EXERCISE —
All lines from the top of the records below through the line holding "y_ticks = [0, 1, 2, 3, 4, 5, 6, 7, 8, 9, 10]", and only those, should be printed exactly, minus the pictures.

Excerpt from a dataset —
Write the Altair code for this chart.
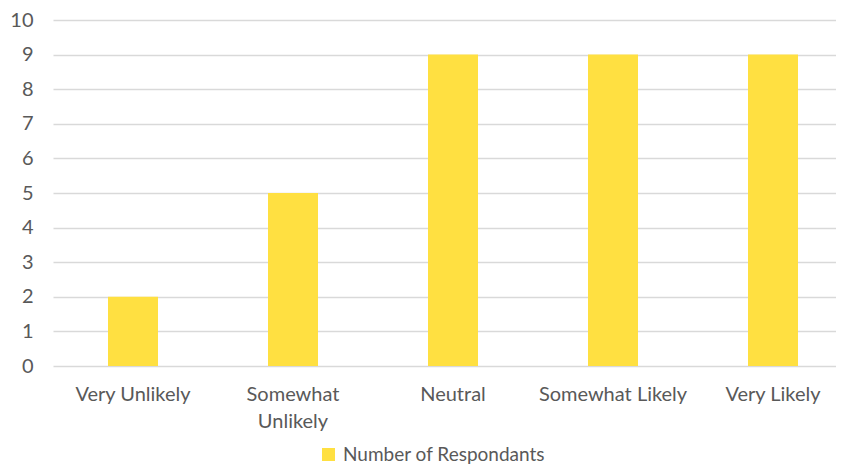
import altair as alt
import pandas as pd

categories = ["Very Unlikely", "Somewhat Unlikely", "Neutral", "Somewhat Likely", "Very Likely"]
values = [2, 5, 9, 9, 9]
series_name = "Number of Respondants"
y_ticks = [0, 1, 2, 3, 4, 5, 6, 7, 8, 9, 10]

df = pd.DataFrame({"category": categories, "value": values, "series": [series_name] * len(categories)})

FONT = "Lato"
GRAY = "#595959"
BAR = "#FFE041"
FS = 20

chart = alt.Chart(df).mark_bar(size=50).encode(
    x=alt.X(
        "category:N", sort=categories, title=None,
        scale=alt.Scale(range=[0, 800], paddingInner=0, paddingOuter=0),
        axis=alt.Axis(
            labelAngle=0, domain=False, ticks=False, labelPadding=18,
            labelFontSize=FS, labelColor=GRAY, labelFont=FONT, labelLineHeight=27,
            labelLimit=300,
            labelExpr="datum.label == 'Somewhat Unlikely' ? ['Somewhat', 'Unlikely'] : datum.label",
        ),
    ),
    y=alt.Y(
        "value:Q", title=None,
        scale=alt.Scale(domain=[0, 10], nice=False),
        axis=alt.Axis(
            values=y_ticks, grid=True, gridColor="#d9d9d9", gridWidth=1.3,
            domain=False, ticks=False, labelPadding=20,
            labelFontSize=FS, labelColor=GRAY, labelFont=FONT,
        ),
    ),
    color=alt.Color(
        "series:N", scale=alt.Scale(range=[BAR]),
        legend=alt.Legend(
            title=None, orient="none", legendX=266, legendY=425,
            symbolType="square", symbolSize=169, symbolStrokeWidth=0,
            labelFontSize=19, labelColor=GRAY, labelFont=FONT, labelOffset=5,
            labelLimit=400, padding=0,
        ),
    ),
).properties(
    width=783, height=346,
    autosize=alt.AutoSizeParams(type="none"),
    padding={"left": 45, "top": 12, "right": 0, "bottom": 100},
).configure_view(stroke=None)

chart.save("out.html", embed_options={"renderer": "svg", "actions": False})
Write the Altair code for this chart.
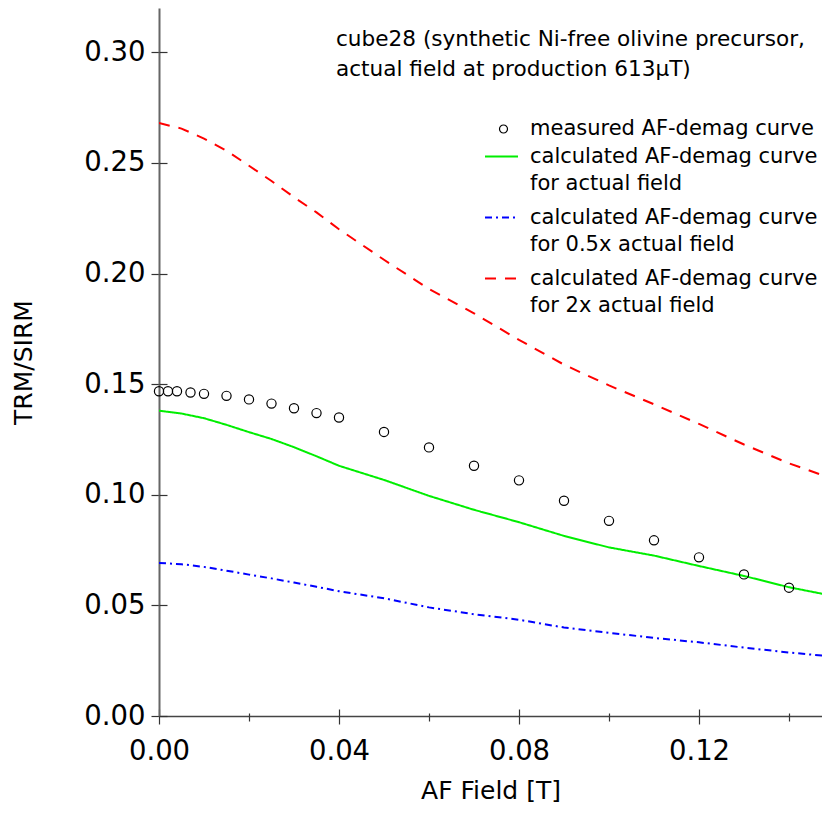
import altair as alt
import pandas as pd

# ---- data ----
meas_x = [0.000, 0.002, 0.004, 0.007, 0.010, 0.015, 0.020, 0.025, 0.030, 0.035,
          0.040, 0.050, 0.060, 0.070, 0.080, 0.090, 0.100, 0.110, 0.120, 0.130, 0.140]
meas_y = [0.1468, 0.1468, 0.1468, 0.1462, 0.1456, 0.1447, 0.1431, 0.1412, 0.1391, 0.1369,
          0.1349, 0.1284, 0.1214, 0.1131, 0.1065, 0.0973, 0.0882, 0.0794, 0.0717, 0.0640, 0.0580]

calc_x = [0.000, 0.005, 0.010, 0.015, 0.020, 0.025, 0.030, 0.035, 0.040, 0.050,
          0.060, 0.070, 0.080, 0.090, 0.100, 0.110, 0.120, 0.130, 0.140, 0.150]
calc_actual = [0.1380, 0.1367, 0.1346, 0.1316, 0.1283, 0.1252, 0.1215, 0.1174, 0.1131, 0.1067,
               0.0995, 0.0932, 0.0876, 0.0814, 0.0762, 0.0725, 0.0678, 0.0633, 0.0582, 0.0542]
calc_half = [0.0692, 0.0686, 0.0674, 0.0657, 0.0639, 0.0622, 0.0603, 0.0584, 0.0564, 0.0532,
             0.0491, 0.0460, 0.0435, 0.0400, 0.0376, 0.0353, 0.0333, 0.0309, 0.0287, 0.0268]
calc_double = [0.2680, 0.2655, 0.2610, 0.2555, 0.2487, 0.2418, 0.2345, 0.2276, 0.2200, 0.2062,
               0.1930, 0.1820, 0.1700, 0.1588, 0.1494, 0.1409, 0.1320, 0.1227, 0.1142, 0.1070]

meas_label = "measured AF-demag curve"
line_codes = ["a", "h", "d"]
line_colors = ["#00ee00", "#0000ff", "#ff0000"]
line_dashes = [[1, 0], [7, 4, 2, 4], [11, 9]]

legend_label_expr = (
    "datum.value == 'a' ? ['calculated AF-demag curve', 'for actual field'] : "
    "datum.value == 'h' ? ['calculated AF-demag curve', 'for 0.5x actual field'] : "
    "['calculated AF-demag curve', 'for 2x actual field']"
)

note_lines = ["cube28 (synthetic Ni-free olivine precursor,",
              "actual field at production 613\u03bcT)"]

x_ticks = [0.00, 0.02, 0.04, 0.06, 0.08, 0.10, 0.12, 0.14]
y_ticks = [0.00, 0.05, 0.10, 0.15, 0.20, 0.25, 0.30]

FONT = "DejaVu Sans"

# ---- tables ----
n = len(calc_x)
calc_df = pd.DataFrame({
    "x": calc_x * 3,
    "y": calc_actual + calc_half + calc_double,
    "series": ["a"] * n + ["h"] * n + ["d"] * n,
})
meas_df = pd.DataFrame({"x": meas_x, "y": meas_y, "kind": [meas_label] * len(meas_x)})
note_df = pd.DataFrame({"text": ["\n".join(note_lines)]})

PLOT_W = 663
x_scale = alt.Scale(domain=[0, PLOT_W / 4500], nice=False, zero=False)
y_scale = alt.Scale(domain=[0, 0.32], nice=False)

major = "round(datum.value * 100) % 4 == 0"

x_axis = alt.Axis(
    orient="bottom", values=x_ticks, title="AF Field [T]",
    labelExpr=f"{major} ? format(datum.value, '.2f') : ''",
    tickSize={"condition": {"test": major, "value": 8}, "value": 5},
    labelPadding=13, titlePadding=14, labelFlush=False,
    domainColor="#444", domainWidth=1.3,
)
y_axis = alt.Axis(
    orient="left", values=y_ticks, format=".2f", title="TRM/SIRM",
    tickSize=8, labelPadding=6, titlePadding=47,
    domainColor="#666", domainWidth=2,
)


def line_legend():
    return alt.Legend(
        orient="none", legendX=325, legendY=131, title=None, padding=0,
        labelFont=FONT, labelFontSize=21, labelColor="black", labelOffset=11,
        labelLimit=0, rowPadding=6, symbolSize=1089, symbolStrokeWidth=2,
        symbolType="stroke", labelExpr=legend_label_expr,
    )


lines = alt.Chart(calc_df).mark_line(strokeWidth=2, clip=True).encode(
    x=alt.X("x:Q", scale=x_scale, axis=x_axis),
    y=alt.Y("y:Q", scale=y_scale, axis=y_axis),
    color=alt.Color("series:N", scale=alt.Scale(domain=line_codes, range=line_colors),
                    legend=line_legend()),
    strokeDash=alt.StrokeDash("series:N", scale=alt.Scale(domain=line_codes, range=line_dashes),
                              legend=line_legend()),
)

points = alt.Chart(meas_df).mark_point(
    filled=False, color="black", size=85, strokeWidth=1.2, opacity=1
).encode(
    x=alt.X("x:Q", scale=x_scale, axis=None),
    y=alt.Y("y:Q", scale=y_scale, axis=None),
    shape=alt.Shape("kind:N", scale=alt.Scale(domain=[meas_label], range=["circle"]),
                    legend=alt.Legend(
                        orient="none", legendX=334, legendY=110.5, title=None, padding=0,
                        labelFont=FONT, labelFontSize=21, labelColor="black", labelOffset=16,
                        labelLimit=0, symbolSize=64, symbolStrokeWidth=1.2,
                        symbolStrokeColor="black", symbolFillColor="transparent")),
)

note = alt.Chart(note_df).mark_text(
    align="left", baseline="alphabetic", font=FONT, fontSize=21.6, color="black",
    lineBreak="\n", lineHeight=30,
).encode(x=alt.value(177), y=alt.value(38), text="text:N")

# inward-pointing halves of the crossing ticks
inner_ticks = alt.Chart(meas_df).mark_point(opacity=0).encode(
    x=alt.X("x:Q", scale=x_scale, axis=alt.Axis(
        orient="top", offset=-708, values=x_ticks, labels=False, domain=False, title=None,
        tickSize={"condition": {"test": major, "value": 7}, "value": 3})),
    y=alt.Y("y:Q", scale=y_scale, axis=alt.Axis(
        orient="right", offset=-PLOT_W, values=y_ticks, labels=False, domain=False, title=None,
        tickSize=8)),
)

chart = alt.layer(lines, points, note, inner_ticks).resolve_axis(
    x="independent", y="independent"
).properties(
    width=PLOT_W, height=708,
    autosize=alt.AutoSizeParams(type="none"),
    padding={"left": 151, "top": 0, "right": 0, "bottom": 92},
    background="white",
).configure(
    style={"guide-label": {"lineHeight": 27}}
).configure_view(stroke=None).configure_axis(
    grid=False, tickColor="#333", tickWidth=1.2,
    labelFont=FONT, labelFontSize=27.5, labelColor="black",
    titleFont=FONT, titleFontSize=25, titleFontWeight="normal", titleColor="black",
)

chart.save("out.html", embed_options={"renderer": "svg", "actions": False})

SOLUTION FOR THIS PROBLEM —
Write the Altair code for this chart.
import altair as alt
import pandas as pd

categories = ["Very Unlikely", "Somewhat Unlikely", "Neutral", "Somewhat Likely", "Very Likely"]
values = [2, 5, 9, 9, 9]
series_name = "Number of Respondants"
y_ticks = [0, 1, 2, 3, 4, 5, 6, 7, 8, 9, 10]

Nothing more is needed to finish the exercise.